Starting at the first line of the listing below, repeat each line up to and including the one containing "79, 57.4, 79.6];". Leave out pictures.

━━━━━━

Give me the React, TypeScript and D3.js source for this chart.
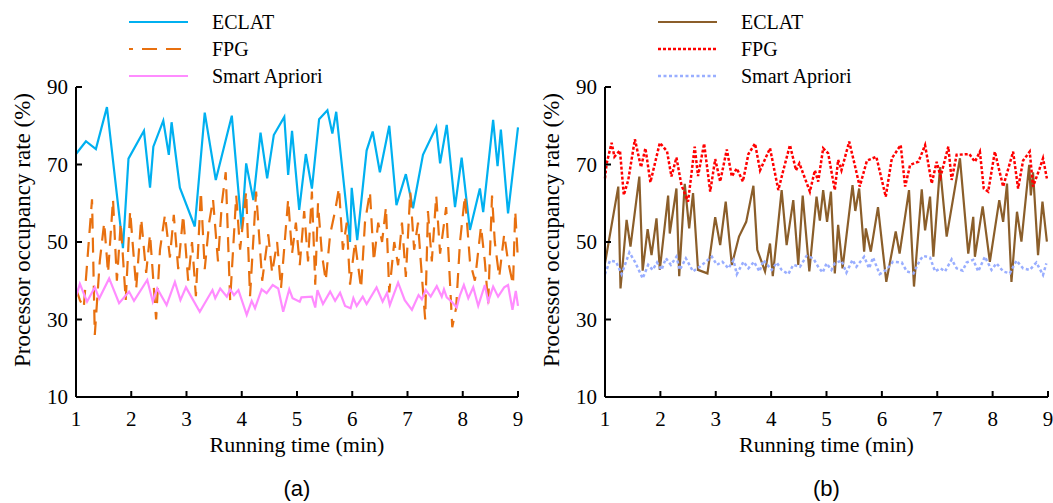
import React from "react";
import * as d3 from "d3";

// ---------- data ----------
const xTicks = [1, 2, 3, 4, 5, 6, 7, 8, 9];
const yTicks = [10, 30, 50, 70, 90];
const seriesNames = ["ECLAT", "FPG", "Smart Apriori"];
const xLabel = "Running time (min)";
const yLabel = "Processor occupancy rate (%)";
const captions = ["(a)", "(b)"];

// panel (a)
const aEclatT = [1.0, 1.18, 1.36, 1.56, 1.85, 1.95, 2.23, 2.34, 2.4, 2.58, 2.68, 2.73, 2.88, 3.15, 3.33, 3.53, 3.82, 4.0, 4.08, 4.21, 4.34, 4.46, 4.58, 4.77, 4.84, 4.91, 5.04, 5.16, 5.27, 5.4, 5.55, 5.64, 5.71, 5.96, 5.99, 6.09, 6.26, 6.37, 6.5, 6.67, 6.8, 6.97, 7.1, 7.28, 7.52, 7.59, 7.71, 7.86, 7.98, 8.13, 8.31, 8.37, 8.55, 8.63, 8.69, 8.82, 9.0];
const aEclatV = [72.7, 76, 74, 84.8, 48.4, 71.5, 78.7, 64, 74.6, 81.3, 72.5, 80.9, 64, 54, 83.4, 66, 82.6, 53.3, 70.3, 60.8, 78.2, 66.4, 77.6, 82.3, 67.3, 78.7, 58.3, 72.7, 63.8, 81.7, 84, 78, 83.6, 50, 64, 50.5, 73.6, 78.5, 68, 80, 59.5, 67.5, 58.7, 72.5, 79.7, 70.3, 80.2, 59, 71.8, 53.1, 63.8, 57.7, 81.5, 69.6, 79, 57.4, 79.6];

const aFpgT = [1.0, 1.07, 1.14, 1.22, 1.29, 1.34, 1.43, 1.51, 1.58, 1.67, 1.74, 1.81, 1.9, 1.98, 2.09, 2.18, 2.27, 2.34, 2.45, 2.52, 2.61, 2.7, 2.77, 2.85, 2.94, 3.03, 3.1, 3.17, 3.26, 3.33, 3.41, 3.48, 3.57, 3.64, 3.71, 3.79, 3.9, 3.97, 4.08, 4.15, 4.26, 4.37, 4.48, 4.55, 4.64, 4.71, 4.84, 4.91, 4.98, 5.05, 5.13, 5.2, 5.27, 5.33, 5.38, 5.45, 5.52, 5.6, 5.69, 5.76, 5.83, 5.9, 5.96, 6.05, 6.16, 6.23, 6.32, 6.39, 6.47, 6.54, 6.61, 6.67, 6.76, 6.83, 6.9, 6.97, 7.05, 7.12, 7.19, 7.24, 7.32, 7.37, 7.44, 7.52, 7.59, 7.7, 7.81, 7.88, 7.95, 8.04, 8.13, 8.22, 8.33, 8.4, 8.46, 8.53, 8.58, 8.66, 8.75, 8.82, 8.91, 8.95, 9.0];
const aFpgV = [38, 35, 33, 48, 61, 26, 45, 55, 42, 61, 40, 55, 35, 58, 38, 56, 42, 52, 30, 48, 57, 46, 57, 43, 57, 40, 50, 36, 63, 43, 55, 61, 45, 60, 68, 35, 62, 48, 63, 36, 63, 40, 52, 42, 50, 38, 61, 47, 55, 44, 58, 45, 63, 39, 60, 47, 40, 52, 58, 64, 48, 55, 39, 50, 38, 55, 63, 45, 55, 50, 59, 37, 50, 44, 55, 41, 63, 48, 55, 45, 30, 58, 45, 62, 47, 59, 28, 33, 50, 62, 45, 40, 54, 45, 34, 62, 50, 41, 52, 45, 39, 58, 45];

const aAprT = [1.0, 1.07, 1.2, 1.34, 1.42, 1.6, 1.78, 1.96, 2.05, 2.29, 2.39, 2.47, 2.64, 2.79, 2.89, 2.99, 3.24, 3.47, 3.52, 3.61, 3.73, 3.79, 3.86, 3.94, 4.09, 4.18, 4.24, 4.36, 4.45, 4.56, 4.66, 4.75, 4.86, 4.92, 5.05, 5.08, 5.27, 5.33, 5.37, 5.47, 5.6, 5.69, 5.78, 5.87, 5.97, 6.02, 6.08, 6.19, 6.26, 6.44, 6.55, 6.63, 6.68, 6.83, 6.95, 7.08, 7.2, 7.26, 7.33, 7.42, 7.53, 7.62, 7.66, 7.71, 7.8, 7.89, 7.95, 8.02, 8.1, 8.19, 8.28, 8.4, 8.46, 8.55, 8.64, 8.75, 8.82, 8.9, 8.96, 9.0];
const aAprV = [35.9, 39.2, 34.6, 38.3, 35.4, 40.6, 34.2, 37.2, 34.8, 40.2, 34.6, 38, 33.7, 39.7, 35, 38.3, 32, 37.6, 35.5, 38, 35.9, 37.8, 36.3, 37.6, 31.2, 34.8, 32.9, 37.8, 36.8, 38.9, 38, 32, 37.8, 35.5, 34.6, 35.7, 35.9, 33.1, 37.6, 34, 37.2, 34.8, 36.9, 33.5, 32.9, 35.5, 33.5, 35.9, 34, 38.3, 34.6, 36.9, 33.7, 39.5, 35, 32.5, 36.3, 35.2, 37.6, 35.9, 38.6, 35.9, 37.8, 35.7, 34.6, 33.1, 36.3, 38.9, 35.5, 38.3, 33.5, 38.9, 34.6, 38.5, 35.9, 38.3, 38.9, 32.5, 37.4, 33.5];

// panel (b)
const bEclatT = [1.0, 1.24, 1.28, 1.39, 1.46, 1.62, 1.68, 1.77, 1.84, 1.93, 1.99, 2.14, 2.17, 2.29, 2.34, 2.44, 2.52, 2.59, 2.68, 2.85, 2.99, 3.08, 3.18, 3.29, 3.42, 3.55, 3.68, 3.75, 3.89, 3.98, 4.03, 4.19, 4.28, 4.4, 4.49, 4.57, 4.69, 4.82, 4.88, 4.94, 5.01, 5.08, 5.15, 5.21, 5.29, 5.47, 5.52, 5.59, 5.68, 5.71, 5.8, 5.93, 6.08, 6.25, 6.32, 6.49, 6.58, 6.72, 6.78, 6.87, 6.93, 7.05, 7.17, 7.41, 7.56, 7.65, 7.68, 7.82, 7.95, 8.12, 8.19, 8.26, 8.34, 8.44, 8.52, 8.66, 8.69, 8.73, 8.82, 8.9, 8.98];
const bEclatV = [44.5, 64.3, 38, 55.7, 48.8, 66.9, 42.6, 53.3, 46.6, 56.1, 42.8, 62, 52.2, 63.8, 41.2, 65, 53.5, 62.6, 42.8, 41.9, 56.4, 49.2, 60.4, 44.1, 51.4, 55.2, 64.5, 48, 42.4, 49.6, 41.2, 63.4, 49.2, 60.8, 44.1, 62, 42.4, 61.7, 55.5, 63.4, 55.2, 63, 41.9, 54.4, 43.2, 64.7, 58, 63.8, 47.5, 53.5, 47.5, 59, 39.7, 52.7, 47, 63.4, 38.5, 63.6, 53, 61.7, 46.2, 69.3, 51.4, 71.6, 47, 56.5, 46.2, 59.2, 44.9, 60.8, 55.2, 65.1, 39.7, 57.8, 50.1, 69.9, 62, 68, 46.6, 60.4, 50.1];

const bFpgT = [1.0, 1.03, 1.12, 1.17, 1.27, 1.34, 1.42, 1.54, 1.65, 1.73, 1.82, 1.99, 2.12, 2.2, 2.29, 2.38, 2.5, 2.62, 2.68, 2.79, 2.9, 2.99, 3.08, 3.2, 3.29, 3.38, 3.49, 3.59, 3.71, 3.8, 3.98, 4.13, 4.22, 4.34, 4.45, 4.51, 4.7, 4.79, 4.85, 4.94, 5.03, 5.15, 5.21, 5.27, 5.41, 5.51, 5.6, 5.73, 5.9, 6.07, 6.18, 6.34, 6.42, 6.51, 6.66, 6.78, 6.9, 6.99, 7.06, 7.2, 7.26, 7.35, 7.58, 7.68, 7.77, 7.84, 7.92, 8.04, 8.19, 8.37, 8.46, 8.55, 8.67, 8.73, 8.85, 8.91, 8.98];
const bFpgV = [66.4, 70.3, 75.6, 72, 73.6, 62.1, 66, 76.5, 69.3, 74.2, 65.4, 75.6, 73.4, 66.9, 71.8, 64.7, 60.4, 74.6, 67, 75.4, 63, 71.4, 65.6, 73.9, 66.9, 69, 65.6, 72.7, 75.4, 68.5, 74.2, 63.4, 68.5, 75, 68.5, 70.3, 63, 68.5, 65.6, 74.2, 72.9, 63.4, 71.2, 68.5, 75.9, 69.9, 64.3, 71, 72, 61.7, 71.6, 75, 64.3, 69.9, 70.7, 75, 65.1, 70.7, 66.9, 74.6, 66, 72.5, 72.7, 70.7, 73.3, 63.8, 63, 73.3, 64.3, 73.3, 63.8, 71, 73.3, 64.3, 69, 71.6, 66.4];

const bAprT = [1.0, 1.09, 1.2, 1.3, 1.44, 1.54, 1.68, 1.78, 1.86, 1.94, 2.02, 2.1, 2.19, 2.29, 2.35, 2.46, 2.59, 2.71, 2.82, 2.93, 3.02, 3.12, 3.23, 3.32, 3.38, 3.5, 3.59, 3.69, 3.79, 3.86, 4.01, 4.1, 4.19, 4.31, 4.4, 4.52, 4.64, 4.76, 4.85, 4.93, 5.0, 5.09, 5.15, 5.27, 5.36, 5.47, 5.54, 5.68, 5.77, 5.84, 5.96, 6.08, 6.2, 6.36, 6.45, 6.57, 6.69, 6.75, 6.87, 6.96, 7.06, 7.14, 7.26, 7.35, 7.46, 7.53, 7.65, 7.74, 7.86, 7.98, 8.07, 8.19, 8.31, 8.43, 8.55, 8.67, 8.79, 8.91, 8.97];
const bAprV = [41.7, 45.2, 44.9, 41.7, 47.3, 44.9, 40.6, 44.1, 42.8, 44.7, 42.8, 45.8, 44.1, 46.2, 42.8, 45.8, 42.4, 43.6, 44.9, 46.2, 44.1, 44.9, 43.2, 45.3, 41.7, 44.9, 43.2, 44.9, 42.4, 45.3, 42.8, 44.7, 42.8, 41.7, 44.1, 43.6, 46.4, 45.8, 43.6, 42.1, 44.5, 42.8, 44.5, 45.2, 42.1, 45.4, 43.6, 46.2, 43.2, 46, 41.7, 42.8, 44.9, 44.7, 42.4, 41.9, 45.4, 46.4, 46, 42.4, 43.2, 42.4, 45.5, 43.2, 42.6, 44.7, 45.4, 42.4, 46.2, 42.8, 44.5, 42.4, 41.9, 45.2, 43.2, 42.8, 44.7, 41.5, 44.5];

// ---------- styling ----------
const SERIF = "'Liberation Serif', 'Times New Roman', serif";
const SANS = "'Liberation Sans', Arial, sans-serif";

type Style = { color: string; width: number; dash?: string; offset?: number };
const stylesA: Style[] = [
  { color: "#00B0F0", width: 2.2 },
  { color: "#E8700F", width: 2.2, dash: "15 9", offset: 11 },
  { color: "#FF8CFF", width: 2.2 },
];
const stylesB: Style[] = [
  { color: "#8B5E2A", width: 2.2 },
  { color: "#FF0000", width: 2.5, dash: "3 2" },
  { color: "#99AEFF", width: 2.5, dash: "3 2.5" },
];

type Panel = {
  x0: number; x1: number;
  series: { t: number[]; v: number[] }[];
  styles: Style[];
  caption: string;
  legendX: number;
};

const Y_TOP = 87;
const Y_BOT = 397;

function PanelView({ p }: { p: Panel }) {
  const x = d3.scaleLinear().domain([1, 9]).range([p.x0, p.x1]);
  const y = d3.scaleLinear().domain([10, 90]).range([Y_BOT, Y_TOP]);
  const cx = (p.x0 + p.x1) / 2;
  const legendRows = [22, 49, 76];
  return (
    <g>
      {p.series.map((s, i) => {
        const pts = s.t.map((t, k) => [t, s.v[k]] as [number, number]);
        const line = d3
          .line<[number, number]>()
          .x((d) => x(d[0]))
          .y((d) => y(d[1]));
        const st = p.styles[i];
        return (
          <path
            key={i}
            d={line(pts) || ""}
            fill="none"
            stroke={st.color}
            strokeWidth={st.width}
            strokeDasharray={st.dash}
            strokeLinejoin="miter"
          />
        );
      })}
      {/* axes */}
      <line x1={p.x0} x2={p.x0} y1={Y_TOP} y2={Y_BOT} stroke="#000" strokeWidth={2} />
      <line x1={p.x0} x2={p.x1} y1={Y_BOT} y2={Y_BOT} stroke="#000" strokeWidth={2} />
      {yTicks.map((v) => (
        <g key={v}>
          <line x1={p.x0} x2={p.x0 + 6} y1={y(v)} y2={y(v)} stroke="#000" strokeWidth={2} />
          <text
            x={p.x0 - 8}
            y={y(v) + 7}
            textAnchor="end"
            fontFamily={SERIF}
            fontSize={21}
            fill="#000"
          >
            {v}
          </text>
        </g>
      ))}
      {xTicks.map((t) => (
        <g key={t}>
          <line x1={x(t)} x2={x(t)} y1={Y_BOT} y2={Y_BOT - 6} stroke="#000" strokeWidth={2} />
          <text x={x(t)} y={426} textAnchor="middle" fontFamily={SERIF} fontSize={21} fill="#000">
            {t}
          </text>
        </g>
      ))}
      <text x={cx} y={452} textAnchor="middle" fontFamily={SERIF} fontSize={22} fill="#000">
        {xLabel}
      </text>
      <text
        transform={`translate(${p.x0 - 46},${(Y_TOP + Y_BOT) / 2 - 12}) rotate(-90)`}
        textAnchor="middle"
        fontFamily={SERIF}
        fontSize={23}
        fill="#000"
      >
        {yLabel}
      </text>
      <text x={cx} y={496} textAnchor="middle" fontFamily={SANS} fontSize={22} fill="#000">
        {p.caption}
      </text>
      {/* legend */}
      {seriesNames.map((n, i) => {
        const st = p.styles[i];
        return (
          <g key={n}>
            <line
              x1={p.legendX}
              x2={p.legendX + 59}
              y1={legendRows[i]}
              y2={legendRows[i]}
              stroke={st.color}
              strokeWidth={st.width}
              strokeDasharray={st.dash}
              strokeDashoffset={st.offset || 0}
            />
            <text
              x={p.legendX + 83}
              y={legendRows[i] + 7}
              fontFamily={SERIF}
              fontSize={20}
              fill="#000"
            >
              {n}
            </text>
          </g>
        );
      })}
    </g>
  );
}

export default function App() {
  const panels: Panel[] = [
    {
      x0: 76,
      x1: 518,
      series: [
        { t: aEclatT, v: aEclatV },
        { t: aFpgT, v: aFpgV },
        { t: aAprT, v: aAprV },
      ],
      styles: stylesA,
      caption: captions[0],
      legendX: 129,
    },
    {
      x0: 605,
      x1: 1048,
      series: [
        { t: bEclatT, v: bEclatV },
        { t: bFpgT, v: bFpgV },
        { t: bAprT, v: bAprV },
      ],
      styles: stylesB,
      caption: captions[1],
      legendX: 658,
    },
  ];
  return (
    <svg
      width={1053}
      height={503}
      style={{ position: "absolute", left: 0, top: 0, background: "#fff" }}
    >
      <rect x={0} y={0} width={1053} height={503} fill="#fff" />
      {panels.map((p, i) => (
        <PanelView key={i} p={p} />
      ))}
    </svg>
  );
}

━━━━━━

▸ Problem solution
Give me the React, TypeScript and D3.js source for this chart.
import React from "react";
import * as d3 from "d3";

// ---------- data ----------
const xTicks = [1, 2, 3, 4, 5, 6, 7, 8, 9];
const yTicks = [10, 30, 50, 70, 90];
const seriesNames = ["ECLAT", "FPG", "Smart Apriori"];
const xLabel = "Running time (min)";
const yLabel = "Processor occupancy rate (%)";
const captions = ["(a)", "(b)"];

// panel (a)
const aEclatT = [1.0, 1.18, 1.36, 1.56, 1.85, 1.95, 2.23, 2.34, 2.4, 2.58, 2.68, 2.73, 2.88, 3.15, 3.33, 3.53, 3.82, 4.0, 4.08, 4.21, 4.34, 4.46, 4.58, 4.77, 4.84, 4.91, 5.04, 5.16, 5.27, 5.4, 5.55, 5.64, 5.71, 5.96, 5.99, 6.09, 6.26, 6.37, 6.5, 6.67, 6.8, 6.97, 7.1, 7.28, 7.52, 7.59, 7.71, 7.86, 7.98, 8.13, 8.31, 8.37, 8.55, 8.63, 8.69, 8.82, 9.0];
const aEclatV = [72.7, 76, 74, 84.8, 48.4, 71.5, 78.7, 64, 74.6, 81.3, 72.5, 80.9, 64, 54, 83.4, 66, 82.6, 53.3, 70.3, 60.8, 78.2, 66.4, 77.6, 82.3, 67.3, 78.7, 58.3, 72.7, 63.8, 81.7, 84, 78, 83.6, 50, 64, 50.5, 73.6, 78.5, 68, 80, 59.5, 67.5, 58.7, 72.5, 79.7, 70.3, 80.2, 59, 71.8, 53.1, 63.8, 57.7, 81.5, 69.6, 79, 57.4, 79.6];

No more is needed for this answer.